— BEGIN —
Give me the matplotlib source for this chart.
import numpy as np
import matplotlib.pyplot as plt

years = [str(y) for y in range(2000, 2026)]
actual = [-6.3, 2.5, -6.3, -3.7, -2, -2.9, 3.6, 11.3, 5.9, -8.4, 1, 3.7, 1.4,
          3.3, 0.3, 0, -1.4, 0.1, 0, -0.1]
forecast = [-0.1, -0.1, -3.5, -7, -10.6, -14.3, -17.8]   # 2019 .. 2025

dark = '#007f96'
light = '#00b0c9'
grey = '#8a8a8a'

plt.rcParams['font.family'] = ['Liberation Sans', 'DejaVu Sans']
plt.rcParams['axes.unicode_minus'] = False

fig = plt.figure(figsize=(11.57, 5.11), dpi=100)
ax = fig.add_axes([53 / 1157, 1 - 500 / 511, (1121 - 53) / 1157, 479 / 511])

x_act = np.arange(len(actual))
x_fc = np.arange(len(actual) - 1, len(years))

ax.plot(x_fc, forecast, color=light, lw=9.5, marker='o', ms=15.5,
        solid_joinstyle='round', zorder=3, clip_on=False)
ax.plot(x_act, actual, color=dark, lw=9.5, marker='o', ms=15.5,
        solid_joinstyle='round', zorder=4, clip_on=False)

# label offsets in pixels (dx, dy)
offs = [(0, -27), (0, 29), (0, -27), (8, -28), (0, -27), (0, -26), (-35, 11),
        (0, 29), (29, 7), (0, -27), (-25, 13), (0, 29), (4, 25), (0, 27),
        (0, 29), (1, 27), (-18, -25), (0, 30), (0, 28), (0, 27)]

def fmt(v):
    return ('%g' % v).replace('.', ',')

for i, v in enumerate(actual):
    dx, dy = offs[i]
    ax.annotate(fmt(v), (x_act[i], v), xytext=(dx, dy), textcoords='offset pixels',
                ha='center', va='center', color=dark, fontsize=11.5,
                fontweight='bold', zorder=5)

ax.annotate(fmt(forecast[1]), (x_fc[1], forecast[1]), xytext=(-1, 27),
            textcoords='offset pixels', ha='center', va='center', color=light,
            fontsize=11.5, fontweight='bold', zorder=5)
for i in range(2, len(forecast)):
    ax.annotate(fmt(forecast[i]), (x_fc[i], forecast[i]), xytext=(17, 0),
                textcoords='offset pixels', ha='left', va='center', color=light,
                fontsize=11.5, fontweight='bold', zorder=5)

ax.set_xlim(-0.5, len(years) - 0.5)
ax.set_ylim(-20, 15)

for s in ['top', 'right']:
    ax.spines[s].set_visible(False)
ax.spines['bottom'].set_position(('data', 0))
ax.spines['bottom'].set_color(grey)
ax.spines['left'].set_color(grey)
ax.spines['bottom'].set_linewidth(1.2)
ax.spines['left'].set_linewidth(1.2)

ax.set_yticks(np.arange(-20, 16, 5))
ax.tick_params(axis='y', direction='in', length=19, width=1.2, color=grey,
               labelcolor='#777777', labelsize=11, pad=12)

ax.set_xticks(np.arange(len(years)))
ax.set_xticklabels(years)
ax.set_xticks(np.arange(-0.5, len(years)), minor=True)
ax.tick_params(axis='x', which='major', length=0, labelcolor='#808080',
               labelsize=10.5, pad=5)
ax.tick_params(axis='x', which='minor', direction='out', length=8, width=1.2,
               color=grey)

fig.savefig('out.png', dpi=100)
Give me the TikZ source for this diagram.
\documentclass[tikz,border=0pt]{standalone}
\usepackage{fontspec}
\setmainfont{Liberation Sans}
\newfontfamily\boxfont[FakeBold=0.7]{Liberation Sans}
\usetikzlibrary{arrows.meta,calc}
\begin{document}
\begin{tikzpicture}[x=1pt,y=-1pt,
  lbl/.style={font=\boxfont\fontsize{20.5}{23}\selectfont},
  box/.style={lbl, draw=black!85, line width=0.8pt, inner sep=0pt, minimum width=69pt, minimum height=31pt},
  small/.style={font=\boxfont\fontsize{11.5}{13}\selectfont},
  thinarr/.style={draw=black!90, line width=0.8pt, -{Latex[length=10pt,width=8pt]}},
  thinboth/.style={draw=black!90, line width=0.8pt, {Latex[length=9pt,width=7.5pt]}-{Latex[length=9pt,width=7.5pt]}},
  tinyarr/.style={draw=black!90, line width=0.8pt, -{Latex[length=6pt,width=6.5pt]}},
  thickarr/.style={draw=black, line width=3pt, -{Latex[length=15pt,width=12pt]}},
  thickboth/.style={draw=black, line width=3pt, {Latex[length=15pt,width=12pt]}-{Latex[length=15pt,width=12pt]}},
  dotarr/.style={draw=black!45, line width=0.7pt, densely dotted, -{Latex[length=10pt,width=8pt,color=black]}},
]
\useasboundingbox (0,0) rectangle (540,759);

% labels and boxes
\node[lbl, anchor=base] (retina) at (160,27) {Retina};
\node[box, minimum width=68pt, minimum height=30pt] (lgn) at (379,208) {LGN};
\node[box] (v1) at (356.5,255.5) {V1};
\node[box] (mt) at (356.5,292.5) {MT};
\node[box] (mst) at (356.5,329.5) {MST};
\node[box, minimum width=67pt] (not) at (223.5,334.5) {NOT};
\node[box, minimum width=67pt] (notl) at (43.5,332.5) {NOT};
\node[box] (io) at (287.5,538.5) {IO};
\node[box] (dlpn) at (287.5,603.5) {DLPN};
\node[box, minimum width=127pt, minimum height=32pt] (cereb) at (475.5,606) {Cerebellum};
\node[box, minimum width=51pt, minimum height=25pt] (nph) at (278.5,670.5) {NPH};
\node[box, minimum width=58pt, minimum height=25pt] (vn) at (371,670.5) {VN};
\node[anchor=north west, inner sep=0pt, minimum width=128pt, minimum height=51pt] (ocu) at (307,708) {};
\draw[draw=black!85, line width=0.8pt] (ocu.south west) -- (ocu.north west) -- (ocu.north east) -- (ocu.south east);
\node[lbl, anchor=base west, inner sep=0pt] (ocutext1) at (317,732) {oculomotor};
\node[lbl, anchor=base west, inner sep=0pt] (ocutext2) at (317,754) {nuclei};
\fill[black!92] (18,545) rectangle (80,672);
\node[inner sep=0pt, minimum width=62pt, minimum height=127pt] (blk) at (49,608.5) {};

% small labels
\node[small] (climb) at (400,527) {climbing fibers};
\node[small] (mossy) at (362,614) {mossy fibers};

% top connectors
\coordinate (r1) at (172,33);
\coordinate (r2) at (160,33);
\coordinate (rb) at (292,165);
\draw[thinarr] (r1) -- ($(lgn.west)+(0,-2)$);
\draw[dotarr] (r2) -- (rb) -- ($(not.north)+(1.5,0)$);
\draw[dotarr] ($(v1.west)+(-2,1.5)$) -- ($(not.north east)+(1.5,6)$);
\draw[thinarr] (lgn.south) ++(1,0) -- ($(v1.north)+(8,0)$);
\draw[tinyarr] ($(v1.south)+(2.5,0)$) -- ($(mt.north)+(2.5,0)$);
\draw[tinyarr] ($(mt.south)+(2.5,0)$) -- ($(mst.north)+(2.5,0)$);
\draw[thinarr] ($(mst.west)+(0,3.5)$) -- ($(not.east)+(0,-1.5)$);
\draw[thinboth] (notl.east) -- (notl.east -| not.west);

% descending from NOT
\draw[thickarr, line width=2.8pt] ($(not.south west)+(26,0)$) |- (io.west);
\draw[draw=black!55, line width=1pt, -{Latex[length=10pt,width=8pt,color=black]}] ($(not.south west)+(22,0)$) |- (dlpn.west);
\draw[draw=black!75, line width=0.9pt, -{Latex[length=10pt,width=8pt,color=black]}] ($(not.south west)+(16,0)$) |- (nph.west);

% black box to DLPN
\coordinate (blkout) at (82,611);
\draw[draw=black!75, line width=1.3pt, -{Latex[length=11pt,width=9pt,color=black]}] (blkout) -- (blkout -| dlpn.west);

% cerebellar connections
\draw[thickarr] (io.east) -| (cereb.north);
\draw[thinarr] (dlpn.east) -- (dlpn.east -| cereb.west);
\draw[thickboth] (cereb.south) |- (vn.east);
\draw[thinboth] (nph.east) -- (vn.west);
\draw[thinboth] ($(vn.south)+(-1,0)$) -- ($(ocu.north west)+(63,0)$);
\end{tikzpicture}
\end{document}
— END —
(Exercise details)
Print the records above verbatim from their first line to the line containing "ax.set_ylim(-20, 15)", both included, and stop there.

(Full solution)
Give me the matplotlib source for this chart.
import numpy as np
import matplotlib.pyplot as plt

years = [str(y) for y in range(2000, 2026)]
actual = [-6.3, 2.5, -6.3, -3.7, -2, -2.9, 3.6, 11.3, 5.9, -8.4, 1, 3.7, 1.4,
          3.3, 0.3, 0, -1.4, 0.1, 0, -0.1]
forecast = [-0.1, -0.1, -3.5, -7, -10.6, -14.3, -17.8]   # 2019 .. 2025

dark = '#007f96'
light = '#00b0c9'
grey = '#8a8a8a'

plt.rcParams['font.family'] = ['Liberation Sans', 'DejaVu Sans']
plt.rcParams['axes.unicode_minus'] = False

fig = plt.figure(figsize=(11.57, 5.11), dpi=100)
ax = fig.add_axes([53 / 1157, 1 - 500 / 511, (1121 - 53) / 1157, 479 / 511])

x_act = np.arange(len(actual))
x_fc = np.arange(len(actual) - 1, len(years))

ax.plot(x_fc, forecast, color=light, lw=9.5, marker='o', ms=15.5,
        solid_joinstyle='round', zorder=3, clip_on=False)
ax.plot(x_act, actual, color=dark, lw=9.5, marker='o', ms=15.5,
        solid_joinstyle='round', zorder=4, clip_on=False)

# label offsets in pixels (dx, dy)
offs = [(0, -27), (0, 29), (0, -27), (8, -28), (0, -27), (0, -26), (-35, 11),
        (0, 29), (29, 7), (0, -27), (-25, 13), (0, 29), (4, 25), (0, 27),
        (0, 29), (1, 27), (-18, -25), (0, 30), (0, 28), (0, 27)]

def fmt(v):
    return ('%g' % v).replace('.', ',')

for i, v in enumerate(actual):
    dx, dy = offs[i]
    ax.annotate(fmt(v), (x_act[i], v), xytext=(dx, dy), textcoords='offset pixels',
                ha='center', va='center', color=dark, fontsize=11.5,
                fontweight='bold', zorder=5)

ax.annotate(fmt(forecast[1]), (x_fc[1], forecast[1]), xytext=(-1, 27),
            textcoords='offset pixels', ha='center', va='center', color=light,
            fontsize=11.5, fontweight='bold', zorder=5)
for i in range(2, len(forecast)):
    ax.annotate(fmt(forecast[i]), (x_fc[i], forecast[i]), xytext=(17, 0),
                textcoords='offset pixels', ha='left', va='center', color=light,
                fontsize=11.5, fontweight='bold', zorder=5)

ax.set_xlim(-0.5, len(years) - 0.5)
ax.set_ylim(-20, 15)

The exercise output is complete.